▶ _EXERCISE TASK_: Return the material exactly, first line through the line containing "width=303pt, minimum height=60pt]", and nothing more. Pictures stay out.

# # # # #

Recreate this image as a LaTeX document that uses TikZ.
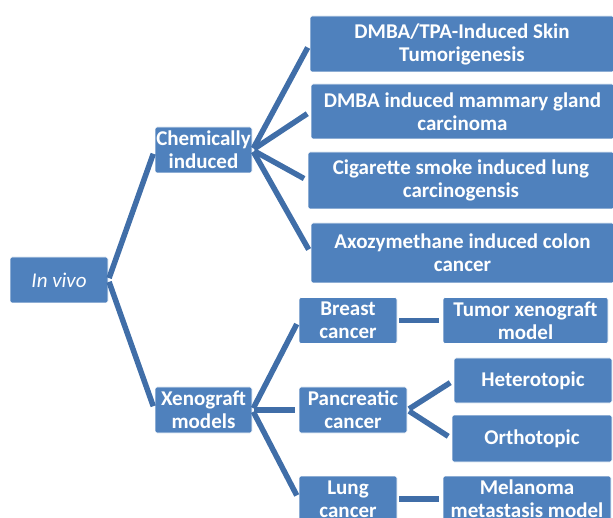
\documentclass[tikz,border=0pt]{standalone}
\usepackage{fontspec}
\setmainfont{Carlito}
\usepackage{tikz}
\usetikzlibrary{positioning}

\definecolor{boxblue}{RGB}{79,129,189}
\definecolor{linkblue}{RGB}{64,110,168}

\begin{document}
\begin{tikzpicture}[x=1pt, y=-1pt]
    \tikzstyle{block} = [rectangle, draw=white, line width=0.8pt, fill=boxblue, text=white, align=center, rounded corners=2pt, inner sep=0pt, font=\fontsize{21}{23}\selectfont\bfseries]
    \tikzstyle{link} = [draw=linkblue, line width=5.5pt, shorten <=2pt, shorten >=4pt]

    \useasboundingbox (0,0) rectangle (613,518);
    \clip (0,0) rectangle (613,518);

    % root
    \node[block, font=\fontsize{21}{23}\selectfont\itshape, minimum width=98pt, minimum height=46pt] (invivo) at (59,280) {In vivo};

    % second level
    \node[block, minimum width=97pt, minimum height=46pt] (chem) at (203.5,150) {Chemically\\induced};
    \node[block, minimum width=97pt, minimum height=46pt] (xeno) at (203.5,410) {Xenograft\\models};

    % chemically induced models
    \node[block, minimum width=304pt, minimum height=56pt] (skin) at (462,44) {DMBA/TPA-Induced Skin\\Tumorigenesis};
    \node[block, minimum width=303pt, minimum height=55pt] (mammary) at (462.5,111.5) {DMBA induced mammary gland\\carcinoma};
    \node[block, minimum width=306pt, minimum height=57pt] (smoke) at (461,180.5) {Cigarette smoke induced lung\\carcinogensis};
    \node[block, minimum width=303pt, minimum height=60pt] (colon) at (462.5,253) {Axozymethane induced colon\\cancer};

    % xenograft models
    \node[block, minimum width=98pt, minimum height=46pt] (breast) at (348,320.5) {Breast\\cancer};
    \node[block, minimum width=108pt, minimum height=46pt] (pancreas) at (353,410) {Pancreatic\\cancer};
    \node[block, minimum width=98pt, minimum height=46pt] (lung) at (348,499) {Lung\\cancer};

    \node[block, minimum width=165pt, minimum height=46pt] (tumor) at (525.5,320.5) {Tumor xenograft\\model};
    \node[block, minimum width=158pt, minimum height=45pt] (hetero) at (533,380.5) {Heterotopic};
    \node[block, minimum width=160pt, minimum height=47pt] (ortho) at (532,438.5) {Orthotopic};
    \node[block, minimum width=168pt, minimum height=46pt] (melanoma) at (527,499) {Melanoma\\metastasis model};

    % connectors
    \draw[link] (invivo.east) -- (chem.west);
    \draw[link] (invivo.east) -- (xeno.west);
    \foreach \child in {skin, mammary, smoke, colon}
        \draw[link] (chem.east) -- (\child.west);
    \foreach \child in {breast, pancreas, lung}
        \draw[link] (xeno.east) -- (\child.west);
    \draw[link] (breast.east) -- (tumor.west);
    \draw[link] (pancreas.east) -- (hetero.west);
    \draw[link] (pancreas.east) -- (ortho.west);
    \draw[link] (lung.east) -- (melanoma.west);
\end{tikzpicture}
\end{document}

# # # # #

▶ _ANSWER IN FULL_:
Recreate this image as a LaTeX document that uses TikZ.
\documentclass[tikz,border=0pt]{standalone}
\usepackage{fontspec}
\setmainfont{Carlito}
\usepackage{tikz}
\usetikzlibrary{positioning}

\definecolor{boxblue}{RGB}{79,129,189}
\definecolor{linkblue}{RGB}{64,110,168}

\begin{document}
\begin{tikzpicture}[x=1pt, y=-1pt]
    \tikzstyle{block} = [rectangle, draw=white, line width=0.8pt, fill=boxblue, text=white, align=center, rounded corners=2pt, inner sep=0pt, font=\fontsize{21}{23}\selectfont\bfseries]
    \tikzstyle{link} = [draw=linkblue, line width=5.5pt, shorten <=2pt, shorten >=4pt]

    \useasboundingbox (0,0) rectangle (613,518);
    \clip (0,0) rectangle (613,518);

    % root
    \node[block, font=\fontsize{21}{23}\selectfont\itshape, minimum width=98pt, minimum height=46pt] (invivo) at (59,280) {In vivo};

    % second level
    \node[block, minimum width=97pt, minimum height=46pt] (chem) at (203.5,150) {Chemically\\induced};
    \node[block, minimum width=97pt, minimum height=46pt] (xeno) at (203.5,410) {Xenograft\\models};

    % chemically induced models
    \node[block, minimum width=304pt, minimum height=56pt] (skin) at (462,44) {DMBA/TPA-Induced Skin\\Tumorigenesis};
    \node[block, minimum width=303pt, minimum height=55pt] (mammary) at (462.5,111.5) {DMBA induced mammary gland\\carcinoma};
    \node[block, minimum width=306pt, minimum height=57pt] (smoke) at (461,180.5) {Cigarette smoke induced lung\\carcinogensis};
    \node[block, minimum width=303pt, minimum height=60pt] (colon) at (462.5,253) {Axozymethane induced colon\\cancer};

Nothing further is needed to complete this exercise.